#### Information shown ####

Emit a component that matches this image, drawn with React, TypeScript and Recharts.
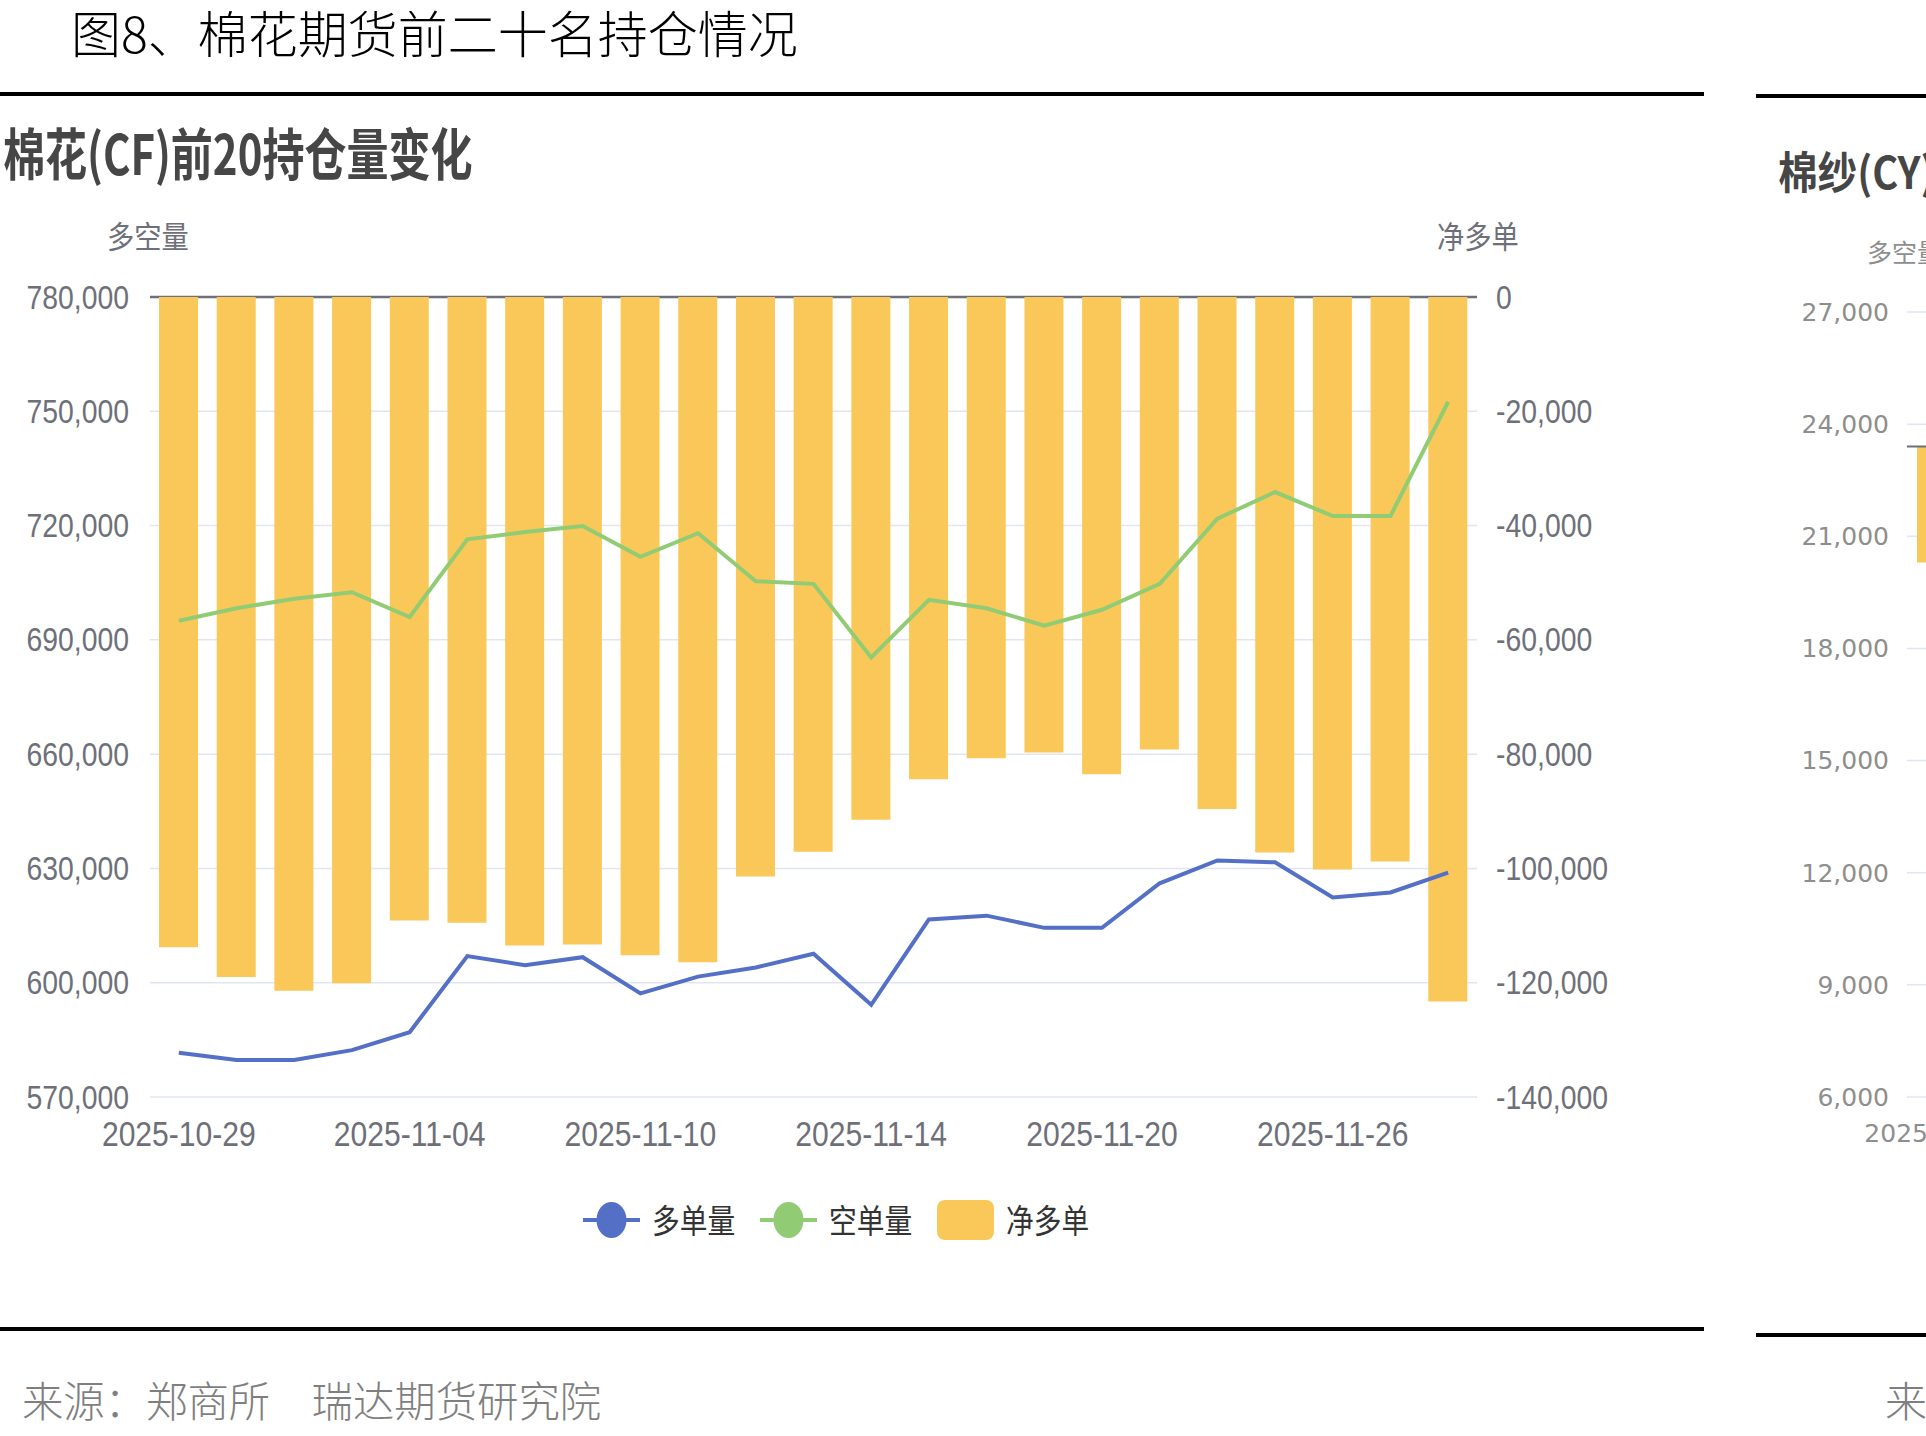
import React from 'react';
import { ComposedChart, Bar, Line, XAxis, YAxis, CartesianGrid, Legend, ReferenceLine } from 'recharts';

// trading days shown on the category axis
const dates = [
  '2025-10-29', '2025-10-30', '2025-10-31', '2025-11-03', '2025-11-04', '2025-11-05',
  '2025-11-06', '2025-11-07', '2025-11-10', '2025-11-11', '2025-11-12', '2025-11-13',
  '2025-11-14', '2025-11-17', '2025-11-18', '2025-11-19', '2025-11-20', '2025-11-21',
  '2025-11-24', '2025-11-25', '2025-11-26', '2025-11-27', '2025-11-28',
];

// 棉花(CF) top-20 positions
const longVol = [
  581600, 579700, 579700, 582300, 587000, 607000, 604600, 606700, 597200, 601600, 604000, 607600,
  594200, 616600, 617600, 614400, 614400, 626100, 632100, 631600, 622400, 623700, 628900,
];
const shortVol = [
  695000, 698300, 700800, 702500, 696000, 716400, 718300, 719900, 711800, 718000, 705400, 704700,
  685400, 700500, 698300, 693700, 697900, 704700, 721800, 728800, 722500, 722500, 752500,
];
const netLong = [
  -113800, -119000, -121400, -120100, -109100, -109500, -113500, -113300, -115200, -116400, -101400, -97100,
  -91500, -84400, -80700, -79700, -83500, -79200, -89600, -97200, -100200, -98800, -123300,
];

const leftTicks = [570000, 600000, 630000, 660000, 690000, 720000, 750000, 780000];
const rightTicks = [-140000, -120000, -100000, -80000, -60000, -40000, -20000, 0];

// 棉纱(CY) panel, only the first bar is inside the frame
const yarnRange: ([number, number] | null)[] = [
  [20300, 23400], null, null, null, null, null, null, null, null, null, null, null,
  null, null, null, null, null, null, null, null, null, null, null,
];
const yarnTicks = [6000, 9000, 12000, 15000, 18000, 21000, 24000, 27000];

const cfData = dates.map((d, i) => ({ date: d, long: longVol[i], short: shortVol[i], net: netLong[i] }));
const cyData = dates.map((d, i) => ({ date: d, range: yarnRange[i] }));

const BLUE = '#5470c6';
const GREEN = '#91cc75';
const YELLOW = '#fac858';
const AXIS_GREY = '#6E7079';
const GRID = '#E0E6F1';
const CJK = '"Noto Sans CJK SC", "Noto Sans", sans-serif';
const SANS = '"Liberation Sans", Arial, sans-serif';

const PLOT_TOP = 297;
const fmt = (v: number) => v.toLocaleString('en-US');

function Txt({ x, y, size, sx = 1, color, weight = 400, family = CJK, children }: any) {
  return (
    <div
      style={{
        position: 'absolute', left: x, top: y, fontSize: size, lineHeight: `${size}px`,
        color, fontWeight: weight, fontFamily: family, whiteSpace: 'nowrap',
        transform: `scaleX(${sx})`, transformOrigin: 'left top',
      }}
    >
      {children}
    </div>
  );
}

// axis label squeezed horizontally like the source image
function NarrowTick({ x, y, payload, textAnchor, size, dy, format }: any) {
  const label = format ? format(payload.value) : payload.value;
  return (
    <g transform={`translate(${x},${y})`}>
      <text transform="scale(0.86,1)" textAnchor={textAnchor} dy={dy} fontSize={size} fill={AXIS_GREY} fontFamily={SANS}>
        {label}
      </text>
    </g>
  );
}

const gridLine = (props: any) => {
  const { x1, x2, y1, y2, index } = props;
  const top = Math.abs(y1 - PLOT_TOP) < 1;
  return (
    <line key={`g-${index}`} x1={x1} x2={x2} y1={y1} y2={y2}
      stroke={top ? AXIS_GREY : GRID} strokeWidth={top ? 2.5 : 1.5} />
  );
};

const LEGEND_ORDER = ['多单量', '空单量', '净多单'];

function LegendContent({ payload }: any) {
  const items = [...(payload || [])].sort(
    (a: any, b: any) => LEGEND_ORDER.indexOf(a.value) - LEGEND_ORDER.indexOf(b.value),
  );
  return (
    <div style={{ display: 'flex', alignItems: 'center' }}>
      {items.map((it: any) => (
        <div key={it.value} style={{ display: 'flex', alignItems: 'center', marginRight: 26 }}>
          <svg width={57} height={40}>
            {it.type === 'rect' ? (
              <rect x={0} y={0} width={57} height={40} rx={8} fill={it.color} />
            ) : (
              <>
                <line x1={0} x2={57} y1={20} y2={20} stroke={it.color} strokeWidth={4} />
                <ellipse cx={28.5} cy={20} rx={15} ry={18} fill={it.color} />
              </>
            )}
          </svg>
          <div style={{ width: 82, marginLeft: 12, height: 40, position: 'relative' }}>
            <span
              style={{
                position: 'absolute', left: 0, top: 3, fontSize: 33, lineHeight: '33px', color: '#333',
                fontFamily: CJK, whiteSpace: 'nowrap', transform: 'scaleX(0.84)', transformOrigin: 'left top',
              }}
            >
              {it.value}
            </span>
          </div>
        </div>
      ))}
    </div>
  );
}

export default function App() {
  return (
    <div style={{ position: 'fixed', left: 0, top: 0, width: 1926, height: 1436, overflow: 'hidden', background: '#fff' }}>
      <Txt x={71} y={6} size={50} color="#000" weight={300}>图8、棉花期货前二十名持仓情况</Txt>
      <div style={{ position: 'absolute', left: 0, top: 92, width: 1704, height: 4, background: '#000' }} />
      <div style={{ position: 'absolute', left: 1756, top: 94, width: 170, height: 4, background: '#000' }} />

      <Txt x={3} y={123} size={56} sx={0.75} color="#464646" weight={700}>棉花(CF)前20持仓量变化</Txt>
      <Txt x={107} y={219} size={31} sx={0.88} color={AXIS_GREY}>多空量</Txt>
      <Txt x={1437} y={219} size={31} sx={0.88} color={AXIS_GREY}>净多单</Txt>

      <div style={{ position: 'absolute', left: 0, top: 0 }}>
        <ComposedChart width={1704} height={1300} data={cfData} margin={{ top: PLOT_TOP, right: 27, bottom: 143, left: 0 }}>
          <CartesianGrid yAxisId="left" vertical={false} horizontal={gridLine} />
          <XAxis
            dataKey="date" interval={3} axisLine={false} tickLine={false} tickSize={0} tickMargin={24} height={60}
            tick={(p: any) => <NarrowTick {...p} size={35} dy="0.71em" />}
          />
          <YAxis
            yAxisId="left" domain={[570000, 780000]} ticks={leftTicks} width={150}
            axisLine={false} tickLine={false} tickSize={0} tickMargin={21}
            tick={(p: any) => <NarrowTick {...p} size={33} dy="0.35em" format={fmt} />}
          />
          <YAxis
            yAxisId="right" orientation="right" domain={[-140000, 0]} ticks={rightTicks} width={200}
            axisLine={false} tickLine={false} tickSize={0} tickMargin={19}
            tick={(p: any) => <NarrowTick {...p} size={33} dy="0.35em" format={fmt} />}
          />
          <Bar yAxisId="right" dataKey="net" name="净多单" fill={YELLOW} barSize={39} isAnimationActive={false} />
          <Line yAxisId="left" dataKey="long" name="多单量" stroke={BLUE} strokeWidth={4} dot={false} type="linear" isAnimationActive={false} />
          <Line yAxisId="left" dataKey="short" name="空单量" stroke={GREEN} strokeWidth={4} dot={false} type="linear" isAnimationActive={false} />
          <Legend
            layout="horizontal" verticalAlign="middle" align="center" content={<LegendContent />}
            wrapperStyle={{ top: 1200, left: 583, width: 'auto', height: 'auto' }}
          />
        </ComposedChart>
      </div>

      <div style={{ position: 'absolute', left: 0, top: 1327, width: 1704, height: 4, background: '#000' }} />
      <div style={{ position: 'absolute', left: 1756, top: 1333, width: 170, height: 4, background: '#000' }} />
      <Txt x={22} y={1378} size={42} sx={0.985} color="#7F7F7F" weight={300}>来源：郑商所　瑞达期货研究院</Txt>

      <div style={{ position: 'absolute', left: 1756, top: 0, width: 170, height: 1436, overflow: 'hidden' }}>
        <Txt x={22} y={148} size={44} sx={0.9} color="#464646" weight={700}>棉纱(CY)前20持仓量变化</Txt>
        <Txt x={111} y={239} size={25} color="#8E8E8E">多空量</Txt>
        <div style={{ position: 'absolute', left: 0, top: 0 }}>
          <ComposedChart width={1531} height={1200} data={cyData} margin={{ top: 312, right: 0, bottom: 43, left: 0 }}>
            <CartesianGrid vertical={false} stroke={GRID} strokeWidth={1.5} />
            <XAxis
              dataKey="date" interval={3} axisLine={false} tickLine={false} tickSize={0} tickMargin={27} height={60}
              tick={{ fill: '#8E8E8E', fontSize: 25, fontFamily: '"DejaVu Sans", sans-serif' }}
            />
            <YAxis
              domain={[6000, 27000]} ticks={yarnTicks} tickFormatter={fmt} width={151}
              axisLine={false} tickLine={false} tickSize={0} tickMargin={18}
              tick={{ fill: '#8E8E8E', fontSize: 25, fontFamily: '"DejaVu Sans", sans-serif' }}
            />
            <ReferenceLine y={23400} stroke={AXIS_GREY} strokeWidth={2} />
            <Bar dataKey="range" fill={YELLOW} barSize={40} isAnimationActive={false} />
          </ComposedChart>
        </div>
        <Txt x={129} y={1378} size={42} color="#7F7F7F" weight={300}>来源：郑商所　瑞达期货研究院</Txt>
      </div>
    </div>
  );
}
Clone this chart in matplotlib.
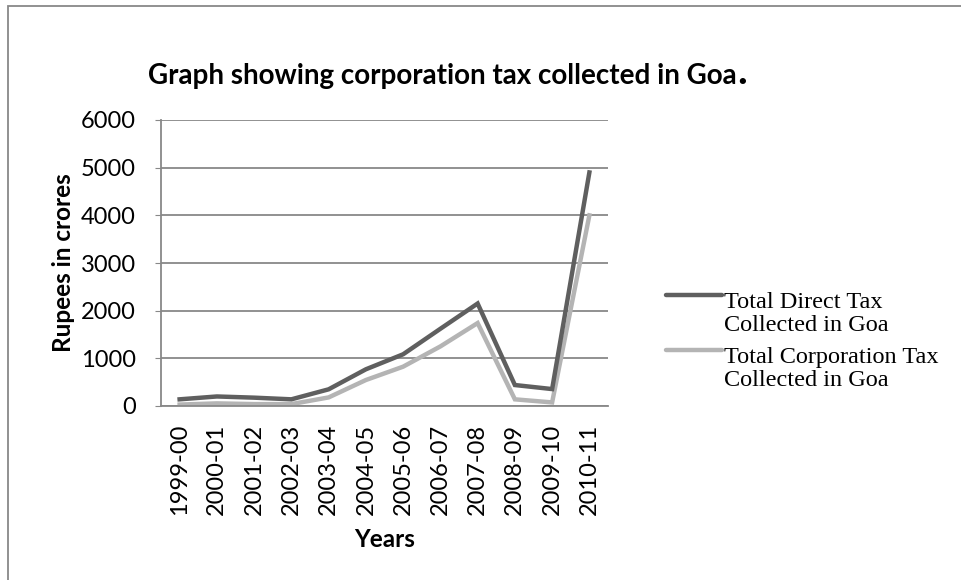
import matplotlib.pyplot as plt
from matplotlib.lines import Line2D
from matplotlib.patches import Rectangle

years = ["1999-00", "2000-01", "2001-02", "2002-03", "2003-04", "2004-05",
         "2005-06", "2006-07", "2007-08", "2008-09", "2009-10", "2010-11"]
direct_tax = [140, 200, 175, 140, 350, 770, 1085, 1620, 2150, 440, 355, 4900]
corp_tax = [30, 55, 40, 40, 180, 545, 825, 1250, 1740, 140, 75, 4000]
y_ticks = [0, 1000, 2000, 3000, 4000, 5000, 6000]

dark = "#5f5f5f"
light = "#b4b4b4"
grid_col = "#888888"
sans = "Lato"
serif = "Liberation Serif"

W, H = 961, 580
fig = plt.figure(figsize=(W / 100, H / 100), dpi=100)

# outer chart border
fig.add_artist(Rectangle((8 / W, -0.1), 1.2, 1.1 - 6 / H, transform=fig.transFigure,
                         fill=False, edgecolor=grid_col, lw=1.3))

ax = fig.add_axes([161 / W, (H - 406) / H, 447 / W, 286 / H])
x = list(range(len(years)))
ax.plot(x, direct_tax, color=dark, lw=3.2, solid_joinstyle="miter", zorder=3)
ax.plot(x, corp_tax, color=light, lw=3.2, solid_joinstyle="miter", zorder=2)

ax.set_xlim(-0.5, len(years) - 0.5)
ax.set_ylim(0, 6000)
ax.set_yticks(y_ticks)
ax.set_yticklabels([str(v) for v in y_ticks], fontfamily=sans, fontsize=17)
ax.set_xticks(x)
ax.set_xticklabels(years, rotation=90, fontfamily=sans, fontsize=17)
ax.tick_params(axis="x", length=0, pad=13)
ax.tick_params(axis="y", length=4, color=grid_col, pad=14)
ax.yaxis.grid(True, color=grid_col, lw=1.3)
ax.set_axisbelow(True)
for side in ["top", "right"]:
    ax.spines[side].set_visible(False)
for side in ["left", "bottom"]:
    ax.spines[side].set_color(grid_col)
    ax.spines[side].set_linewidth(1.3)

ax.set_ylabel("Rupees in crores", fontfamily=sans, fontweight="bold", fontsize=17.5, labelpad=4.5)
ax.set_xlabel("Years", fontfamily=sans, fontweight="bold", fontsize=17.5, labelpad=9)

title = fig.text(148 / W, 1 - 76 / H, "Graph showing corporation tax collected in Goa",
                 fontfamily=sans, fontweight="bold", fontsize=20, va="center", ha="left")
fig.canvas.draw()
tb = title.get_window_extent()
# the full stop is set in a larger size right after the title
fig.text(tb.x1 / W + 1 / W, 1 - 72 / H, ".", fontfamily=sans, fontweight="bold",
         fontsize=30, va="center", ha="left")

# legend entries
entries = [("Total Direct Tax\nCollected in Goa", dark, 295, 314),
           ("Total Corporation Tax\nCollected in Goa", light, 350, 369)]
for label, col, ypx, ytxt in entries:
    fig.add_artist(Line2D([666 / W, 722 / W], [1 - ypx / H, 1 - ypx / H],
                          color=col, lw=3.2, solid_capstyle="round",
                          transform=fig.transFigure))
    fig.text(724 / W, 1 - ytxt / H, label, fontfamily=serif, fontsize=17.5,
             va="center", ha="left", linespacing=1.12)

fig.savefig("out.png", dpi=100)
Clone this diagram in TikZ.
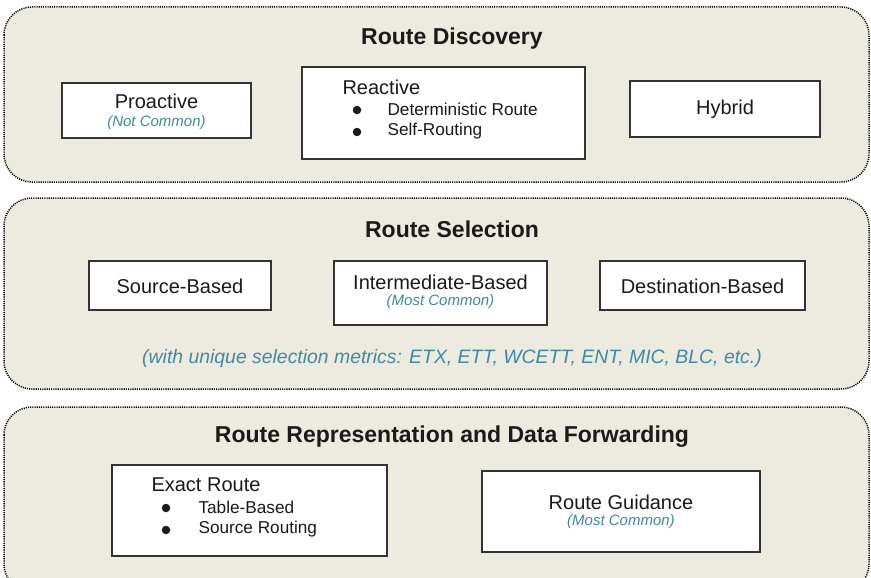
\documentclass[tikz,border=0pt]{standalone}
\usepackage{fontspec}
\setmainfont{Liberation Sans}
\definecolor{panelfill}{HTML}{EDEAE0}
\definecolor{noteteal}{HTML}{3B8CA0}
\definecolor{inktext}{HTML}{1A1A1A}
\definecolor{boxline}{HTML}{333333}
\begin{document}
\begin{tikzpicture}[x=1pt,y=-1pt,
  panel/.style={fill=panelfill,draw=black,line width=1.5pt,dash pattern=on 1.1pt off 1.1pt,rounded corners=28pt},
  itembox/.style={fill=white,draw=boxline,line width=1.1pt},
  title/.style={font=\fontsize{23}{27}\selectfont\bfseries,text=inktext},
  body/.style={font=\fontsize{20}{24}\selectfont,text=inktext},
  note/.style={font=\fontsize{15}{18}\selectfont\itshape,text=noteteal},
  item/.style={font=\fontsize{17.2}{20}\selectfont,text=inktext,anchor=west},
  bulletdot/.style={circle,fill=inktext,draw=none,inner sep=0pt,minimum size=8.5pt}]
\useasboundingbox (0,0) rectangle (871,578);
\begin{scope}
\clip (0,0) rectangle (871,578);
% the three layers
\draw[panel] (4,7) rectangle (869,182);
\draw[panel] (4,198) rectangle (869,389);
\draw[panel] (4,407) rectangle (869,592);
\end{scope}

% Route Discovery
\node[title] (t1) at (452,39) {Route Discovery};
\draw[itembox] (62,83) rectangle (251,138);
\node[body] (pro) at (156.5,101) {Proactive};
\node[note] (pronote) at (156.5,123) {(Not Common)};
\draw[itembox] (302,67) rectangle (585,159);
\node[body,anchor=west] (rea) at (339,87) {Reactive};
\node[bulletdot] (rb1) at (357,110) {};
\node[item] (ri1) at (384,109) {Deterministic Route};
\node[bulletdot] (rb2) at (357,132) {};
\node[item] (ri2) at (384,131) {Self-Routing};
\draw[itembox] (630,81) rectangle (820,137);
\node[body] (hyb) at (725,109) {Hybrid};

% Route Selection
\node[title] (t2) at (452,229) {Route Selection};
\draw[itembox] (89,261) rectangle (271,310);
\node[body] (src) at (180,286) {Source-Based};
\draw[itembox] (334,261) rectangle (547,325);
\node[body] (mid) at (440.5,282) {Intermediate-Based};
\node[note] (midnote) at (440.5,302) {(Most Common)};
\draw[itembox] (600,261) rectangle (805,310);
\node[body] (dst) at (702.5,286) {Destination-Based};
\node[note,font=\fontsize{19.4}{23}\selectfont\itshape] (metrics) at (452,358)
  {(with unique selection metrics: ETX, ETT, WCETT, ENT, MIC, BLC, etc.)};

% Route Representation and Data Forwarding
\node[title] (t3) at (452,437) {Route Representation and Data Forwarding};
\draw[itembox] (112,465) rectangle (387,556);
\node[body,anchor=west] (exa) at (148,485) {Exact Route};
\node[bulletdot] (eb1) at (166,508) {};
\node[item] (ei1) at (195,507) {Table-Based};
\node[bulletdot] (eb2) at (166,530) {};
\node[item] (ei2) at (195,529) {Source Routing};
\draw[itembox] (482,471) rectangle (760,552);
\node[body] (gui) at (621,502) {Route Guidance};
\node[note] (guinote) at (621,522) {(Most Common)};
\end{tikzpicture}
\end{document}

####

What the exercise asks:
Repeat word for word the lines above, from the first entry through the line containing "CartesianGrid, Legend, ReferenceLine", with both ends kept and the pictures dropped.

Answer for this exercise:
Emit a component that matches this image, drawn with React, TypeScript and Recharts.
import React from 'react';
import { ComposedChart, Bar, Line, XAxis, YAxis, CartesianGrid, Legend, ReferenceLine } from 'recharts';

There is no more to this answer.